Twelve years have passed since and the landscape has miraculously changed. The place stands out even now, being the location of the tallest building in the Juhu area. Not only has it been converted into a shopping arcade-cum-resort, it also has a helipad designed exclusively on the terrace for its guests and customers. The place has surpassed all the other known ones, also it's adjacent JW Marriott and Novotel. The mighty tower now rises from the middle of the middle of assortments of buildings. And to land on the top of this gigantic building felt surreal. The last time I has been in this area, I had been nauseated. Now standing on the top of a 100-storey building, adrenaline pumped into my veins and I was thrilled.

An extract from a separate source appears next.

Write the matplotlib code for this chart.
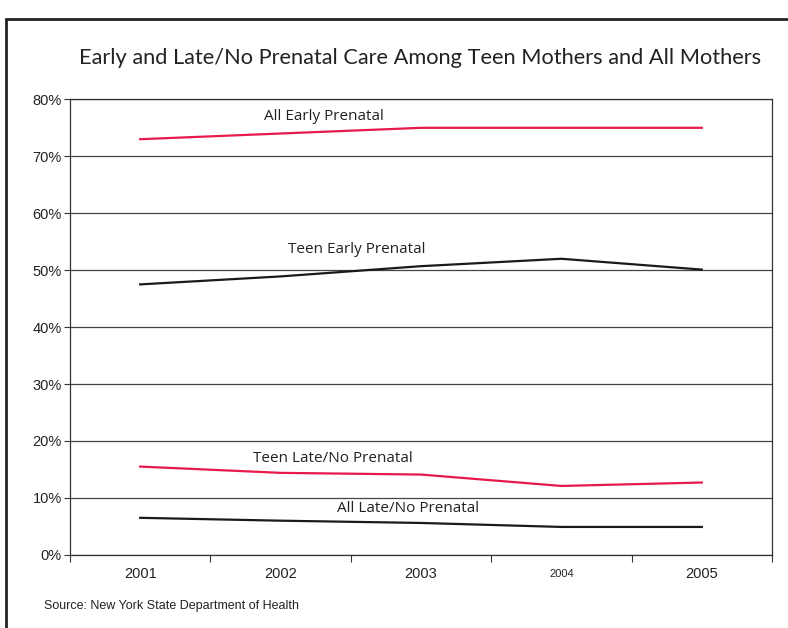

The seaside to the right of this Mumbai Tower is a sight worth experiencing from the top. The beautiful ladies, who escort you from the helipad, don't seem to realise that the building on the top of which they proudly stand, was once, nothing but a heap of garbage.

It all started one day when I discovered a dead body and the cleanliness work began. The police and the forensic scientists did not find any clues about the murder and almost three years later, the investigation was closed due to lack of evidence. But there was one useful outcome, the dump was cleaned. The government, not knowing what to do, put up the land for auction. And this was when the land began undergoing 'Regeneration'.

The developers called Ambience took over the place and they worked hard. This place is now nothing less than inspiring. The brands that now boast of having a shopping outlet in here, had once been throwing their leftovers over here. The air that had once been nauseating and full of stench, now smells of rose and jasmine. Woah, I am in love with this place!